The invention relates to a process for producing high-resistance silicon carbide (SiC) from a low-resistance silicon carbide starting material.
SiC in crystalline form has properties of a semiconducting material and is increasingly employed in various semiconductor structural elements. For many applications it is desirable that the substrate, i.e., the starting crystal, be a disk of a high-resistance material. This monocrystal then can serve as the: common substrate for a plurality of individual structural elements which are electrically insulated. Many processes which are performed with pure Si, for example, can be transferred to SiC, i.e., in detail, masking technique with a thermal oxide, ion implantation, dry etching of structures, epitaxia growth and contacting.
The understanding of defects with low levels in the energy gap of SiC is still very incomplete. For example, little is known about transition elements in SiC, either regarding their defect structure (substitutionally or interstitially) or their suspected electrical activity as interference locations with states energetically located far below the conductivity band. An important characteristic of SiC is its polytypicism, i.e., its occurrence in several modifications. Hexagonal 4H- and 6H-SiC with an energy gap of 3.0 eV, and cubic 3D-SiC with an energy gap of 2.4 eV are of interest in connection with electronic applications. Very little is known in particular about the level position of titanium impurities, which are practically unavoidable with deep-drawn SiC. The knowledge and control of impurities with low energy levels, however, is absolutely required in order to assure the quality of opto-electronic and electronic structural elements on the basis of SiC.
It is known from the publication by J. Schneider.
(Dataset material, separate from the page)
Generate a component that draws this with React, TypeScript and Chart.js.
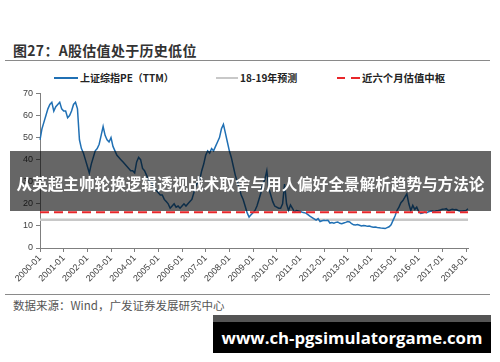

H. D. Muller, K. Maier, W. Wilkening, F. Fuchs, A. Dornen, S. Leibenzeder and R. Stein, Appl. Phys. Lett., 56 (1990) p. 1184, that vanadium impurities can occur in SiC crystals in the form of amphoteric impurities with low energy levels. This means that at least three different charge states of vanadium occur in SiC. Two new levels are created in the energy gap by means of vanadium. Based on this it was suspected that vanadium can reduce the life of minority carriers in SiC. In a later publication by K. Maier, J. Schneider, K. Wilkening, S. Leibenzeder and R. Stein "Electron Spin Resonance Studies of Transition Metal Deep Level Impurities in SiC", Materials Science and Engineering B11 (1992), pp. 27 to 30, these levels are also researched. This also does not contain any suggestions for purposefully inserting impurities in p-doped 4H- and 6H-SiC in order to compensate them electrically and to produce high-resistance SiC.
From U.S. Pat. No. 3,344,071 it is known how it is possible to produce high-resistance material from GaAs crystals drawn from the melt by purposeful doping with chromium. In connection with the n-type GaAs it is necessary to additionally admix a substance acting as an acceptor.
It is unknown so far how, in the case of SiC, the effects of flat (shallow) interference locations can be canceled and high-resistance material generated.